_Prompt_
Go through the material and write it all out exactly, minus the pictures.

------------------------------

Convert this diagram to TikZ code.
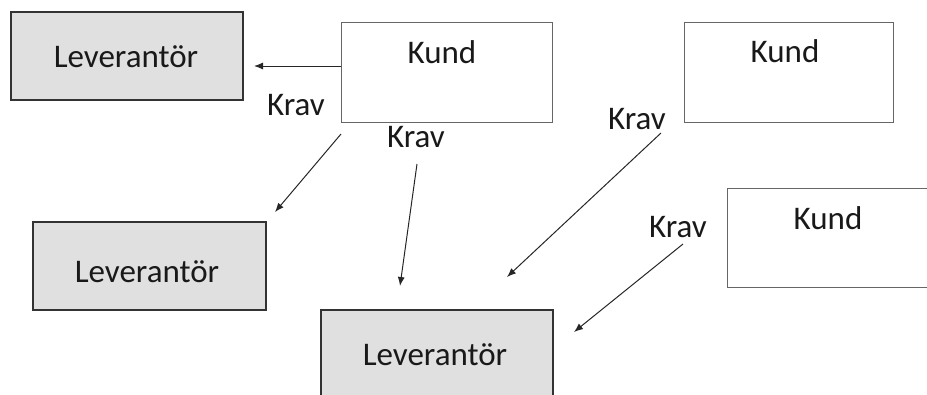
\documentclass[tikz,border=0pt]{standalone}
\usepackage{fontspec}
\setmainfont{Carlito}
\usetikzlibrary{arrows.meta}
\begin{document}
\begin{tikzpicture}[x=1pt,y=-1pt,
  levbox/.style={draw=black!80,line width=1.6pt,fill=black!12,inner sep=0pt,anchor=north west},
  kundbox/.style={draw=black!60,line width=1.2pt,fill=white,inner sep=0pt,anchor=north west},
  txt/.style={font=\fontsize{33}{36}\selectfont,text=black!90,inner sep=0pt,anchor=base},
  arr/.style={draw=black!85,line width=1pt,-{Latex[length=9pt,width=7pt]}}]
\useasboundingbox (0,0) rectangle (927,394);
% boxes
\node[levbox,minimum width=232pt,minimum height=88pt] (lev1) at (10,11) {};
\node[levbox,minimum width=233pt,minimum height=88pt] (lev2) at (32,221) {};
\node[levbox,minimum width=232pt,minimum height=100pt] (lev3) at (320,309) {};
\node[kundbox,minimum width=211pt,minimum height=100pt] (kund1) at (341,22) {};
\node[kundbox,minimum width=209pt,minimum height=100pt] (kund2) at (684,22) {};
\node[kundbox,minimum width=220pt,minimum height=99pt] (kund3) at (727,188) {};
% texts
\node[txt] (tl1) at (126,67) {Leverantör};
\node[txt] (tl2) at (147,282) {Leverantör};
\node[txt] (tl3) at (435,365) {Leverantör};
\node[txt] (tk1) at (442,63) {Kund};
\node[txt] (tk2) at (785,62) {Kund};
\node[txt] (tk3) at (828,229) {Kund};
\node[txt] (kr1) at (296,115) {Krav};
\node[txt] (kr2) at (416,147) {Krav};
\node[txt] (kr3) at (637,129) {Krav};
\node[txt] (kr4) at (678,237) {Krav};
% arrow end points
\coordinate (a1s) at (341,66);  \coordinate (a1e) at (254,66);
\coordinate (a2s) at (341,134); \coordinate (a2e) at (275,212);
\coordinate (a3s) at (417,164); \coordinate (a3e) at (400,286);
\coordinate (a4s) at (661,133); \coordinate (a4e) at (507,277);
\coordinate (a5s) at (683,244); \coordinate (a5e) at (574,332);
\draw[arr] (a1s) -- (a1e);
\draw[arr] (a2s) -- (a2e);
\draw[arr] (a3s) -- (a3e);
\draw[arr] (a4s) -- (a4e);
\draw[arr] (a5s) -- (a5e);
\end{tikzpicture}
\end{document}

------------------------------

_Correct response_
Convert this diagram to TikZ code.
\documentclass[tikz,border=0pt]{standalone}
\usepackage{fontspec}
\setmainfont{Carlito}
\usetikzlibrary{arrows.meta}
\begin{document}
\begin{tikzpicture}[x=1pt,y=-1pt,
  levbox/.style={draw=black!80,line width=1.6pt,fill=black!12,inner sep=0pt,anchor=north west},
  kundbox/.style={draw=black!60,line width=1.2pt,fill=white,inner sep=0pt,anchor=north west},
  txt/.style={font=\fontsize{33}{36}\selectfont,text=black!90,inner sep=0pt,anchor=base},
  arr/.style={draw=black!85,line width=1pt,-{Latex[length=9pt,width=7pt]}}]
\useasboundingbox (0,0) rectangle (927,394);
% boxes
\node[levbox,minimum width=232pt,minimum height=88pt] (lev1) at (10,11) {};
\node[levbox,minimum width=233pt,minimum height=88pt] (lev2) at (32,221) {};
\node[levbox,minimum width=232pt,minimum height=100pt] (lev3) at (320,309) {};
\node[kundbox,minimum width=211pt,minimum height=100pt] (kund1) at (341,22) {};
\node[kundbox,minimum width=209pt,minimum height=100pt] (kund2) at (684,22) {};
\node[kundbox,minimum width=220pt,minimum height=99pt] (kund3) at (727,188) {};
% texts
\node[txt] (tl1) at (126,67) {Leverantör};
\node[txt] (tl2) at (147,282) {Leverantör};
\node[txt] (tl3) at (435,365) {Leverantör};
\node[txt] (tk1) at (442,63) {Kund};
\node[txt] (tk2) at (785,62) {Kund};
\node[txt] (tk3) at (828,229) {Kund};
\node[txt] (kr1) at (296,115) {Krav};
\node[txt] (kr2) at (416,147) {Krav};
\node[txt] (kr3) at (637,129) {Krav};
\node[txt] (kr4) at (678,237) {Krav};
% arrow end points
\coordinate (a1s) at (341,66);  \coordinate (a1e) at (254,66);
\coordinate (a2s) at (341,134); \coordinate (a2e) at (275,212);
\coordinate (a3s) at (417,164); \coordinate (a3e) at (400,286);
\coordinate (a4s) at (661,133); \coordinate (a4e) at (507,277);
\coordinate (a5s) at (683,244); \coordinate (a5e) at (574,332);
\draw[arr] (a1s) -- (a1e);
\draw[arr] (a2s) -- (a2e);
\draw[arr] (a3s) -- (a3e);
\draw[arr] (a4s) -- (a4e);
\draw[arr] (a5s) -- (a5e);
\end{tikzpicture}
\end{document}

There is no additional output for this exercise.